A woman who became a war orphan after her parents were killed at Auschwitz is telling her story at Contra Costa County libraries that includes a talk Tuesday at Martinez Library.
Sylvia Ruth Gutmann has written her memoir, “A Life Rebuilt: The Remarkable Transformation of a War Orphan,” about her experiences, according to an announcement by Serenity Dean, adult and teen services librarian.
Born in 1939 in Belgium, Gutmann was orphaned at 3 when her parents were killed at Auschwitz. She and her two older sisters escaped Belgium, first going to Switzerland before arriving in New York at the age of 7.
Gutmann was taken in by an uncle and aunt. The former she has described as well-meaning, but the aunt, she said, was cruel. They advised her not to speak of the past events, telling her to put them behind her and to move on.

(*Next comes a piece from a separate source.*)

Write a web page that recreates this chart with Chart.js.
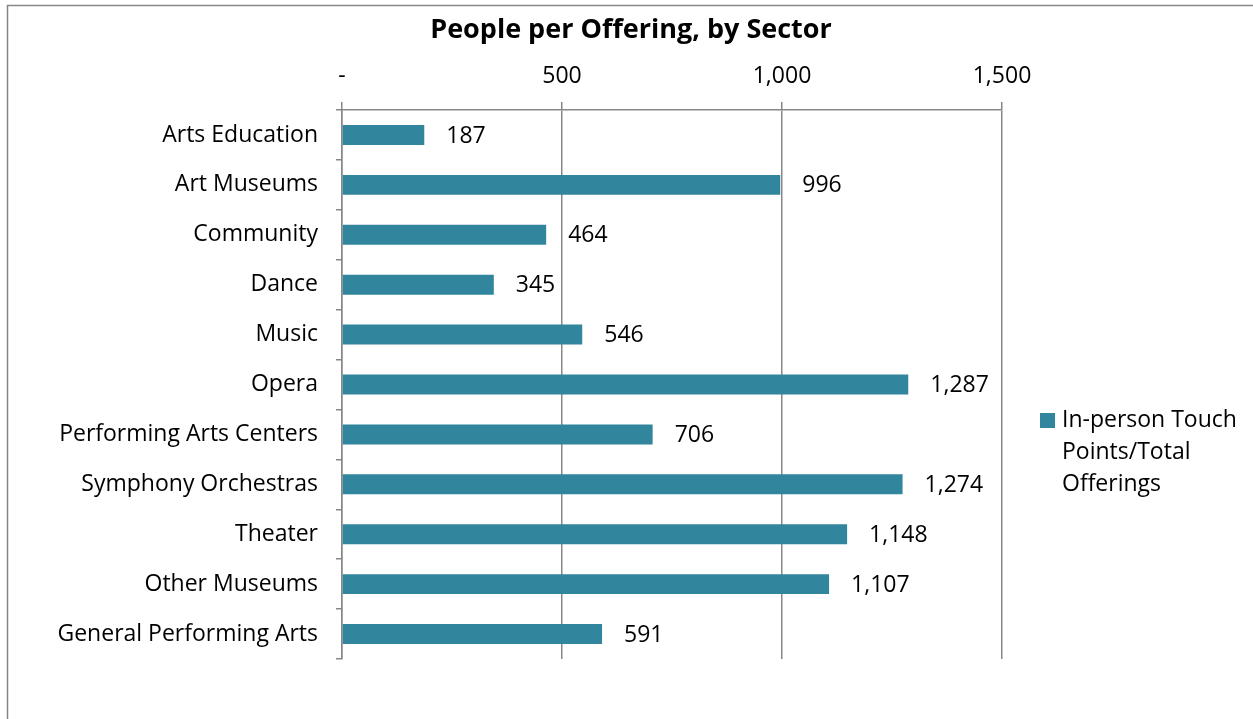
<!DOCTYPE html>
<html>
<head>
<meta charset="utf-8">
<title>People per Offering, by Sector</title>
<script src="https://cdn.jsdelivr.net/npm/chart.js@4/dist/chart.umd.min.js"></script>
<style>
    html, body { margin: 0; padding: 0; background: #fff; }
    #wrap { position: relative; width: 1253px; height: 719px; }
</style>
</head>
<body>
<div id="wrap"><canvas id="sectorChart"></canvas></div>
<script>
// セクター別データ
const sectors = [
    'Arts Education', 'Art Museums', 'Community', 'Dance', 'Music', 'Opera',
    'Performing Arts Centers', 'Symphony Orchestras', 'Theater', 'Other Museums',
    'General Performing Arts'
];
const peoplePerOffering = [187, 996, 464, 345, 546, 1287, 706, 1274, 1148, 1107, 591];
const chartTitle = 'People per Offering, by Sector';
const seriesLabel = 'In-person Touch Points/Total Offerings';
const legendLines = ['In-person Touch', 'Points/Total', 'Offerings'];
const axisMin = 0;
const axisMax = 1500;
const axisStep = 500;

const FONT = "'Open Sans', 'DejaVu Sans', sans-serif";
const BAR_COLOR = '#31859C';
const LINE_COLOR = '#878787';

// 枠線・タイトル・値ラベル・凡例を描くプラグイン
const decorPlugin = {
    id: 'decor',
    beforeDraw(chart) {
        const ctx = chart.ctx;
        ctx.save();
        ctx.strokeStyle = LINE_COLOR;
        ctx.lineWidth = 1.5;
        ctx.strokeRect(7.5, 5.5, chart.width + 20, chart.height + 20);

        // タイトル（キャンバス全体の中央）
        ctx.font = 'bold 27px ' + FONT;
        ctx.fillStyle = '#000';
        ctx.textAlign = 'center';
        ctx.textBaseline = 'middle';
        ctx.fillText(chartTitle, 631, 30);
        ctx.restore();
    },
    afterDatasetsDraw(chart) {
        const ctx = chart.ctx;
        const meta = chart.getDatasetMeta(0);
        ctx.save();
        ctx.font = '23px ' + FONT;
        ctx.fillStyle = '#000';
        ctx.textBaseline = 'middle';
        ctx.textAlign = 'left';
        meta.data.forEach((bar, i) => {
            const v = chart.data.datasets[0].data[i];
            ctx.fillText(v.toLocaleString('en-US'), bar.x + 22, bar.y + 1);
        });

        // 凡例
        const ds = chart.data.datasets[0];
        ctx.fillStyle = ds.backgroundColor;
        ctx.fillRect(1040, 413, 15, 15);
        ctx.fillStyle = '#000';
        legendLines.forEach((line, i) => {
            ctx.fillText(line, 1062, 420 + i * 32);
        });
        ctx.restore();
    }
};

const ctx = document.getElementById('sectorChart').getContext('2d');
const sectorChart = new Chart(ctx, {
    type: 'bar',
    data: {
        labels: sectors,
        datasets: [{
            label: seriesLabel,
            data: peoplePerOffering,
            backgroundColor: BAR_COLOR,
            borderWidth: 0,
            categoryPercentage: 1.0,
            barPercentage: 0.4
        }]
    },
    options: {
        indexAxis: 'y',
        responsive: true,
        maintainAspectRatio: false,
        animation: false,
        layout: {
            padding: { left: 20, right: 251, top: 50, bottom: 60 }
        },
        scales: {
            x: {
                position: 'top',
                min: axisMin,
                max: axisMax,
                afterFit(scale) { scale.height = 60; },
                ticks: {
                    stepSize: axisStep,
                    color: '#000',
                    padding: 12,
                    font: { family: FONT, size: 23 },
                    callback: (value) => value === 0 ? '-' : value.toLocaleString('en-US')
                },
                grid: {
                    color: LINE_COLOR,
                    lineWidth: 1.5,
                    tickLength: 8
                },
                border: { display: true, color: LINE_COLOR, width: 1.5 }
            },
            y: {
                afterFit(scale) { scale.width = 342 - 20; },
                ticks: {
                    color: '#000',
                    padding: 18,
                    font: { family: FONT, size: 23 }
                },
                grid: {
                    offset: true,
                    drawOnChartArea: false,
                    color: LINE_COLOR,
                    lineWidth: 1.5,
                    tickLength: 6
                },
                border: { display: true, color: LINE_COLOR, width: 1.5 }
            }
        },
        plugins: {
            legend: { display: false },
            tooltip: { enabled: false },
            title: { display: false }
        }
    },
    plugins: [decorPlugin]
});
</script>
</body>
</html>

Now 62, she has spent 50 years trying to understand a past that has been hard to remember, the announcement said.
In “A Life Rebuilt: The Remarkable Transformation of a War Orphan,” she chronicles 60 years spent in three countries and the travels of thousands of miles, as well as the relationship she developed with a man 40 years younger, who encouraged her to move to Germany to be with him.
She has shared her family’s story and her parents’ fate with German students, older citizens, and even neo-Nazi groups, the announcement said.
Those talks have helped Gutmann reconcile with people she had come to fear and loathe. She also has described the lives of her lost parents.
Her book has been described as heartbreaking and inspiring, told with candor, substance and heart, the announcement said.
“I needed five decades to heal from the trauma of being brutally separated from my parents when I was a child,” Gutmann has said. “It’s horrifyingly ironic that the current zero-tolerance immigration policy of separating young children from their parents, has made my story even more relevant today.”
Gutmann is a former spokesperson on behalf of the United Jewish Appeal Federation of New York City. She annually shares her story at numerous Holocaust remembrance and Wounded Warrior ceremonies organized by the U.S. military.
She also has also spoken extensively throughout Europe, and she has been granted honorary German citizenship in 2002 for her peace activism. Her website is at https://sylviaruthgutmann.com/.
Her first Contra Costa County Library talk will be at 6:30 p.m. Monday in the San Ramon Library, 100 Montgomery St., San Ramon.
She will speak at the Martinez Library, 740 Court St., at 6:30 p.m. Tuesday.
Other appearances will be at 1 p.m. Feb. 11 at Orinda Library, 26 Orinda Way, Orinda; and 6 p.m. Feb. 11 at Walnut Creek Library, 1644 N. Broadway, Walnut Creek.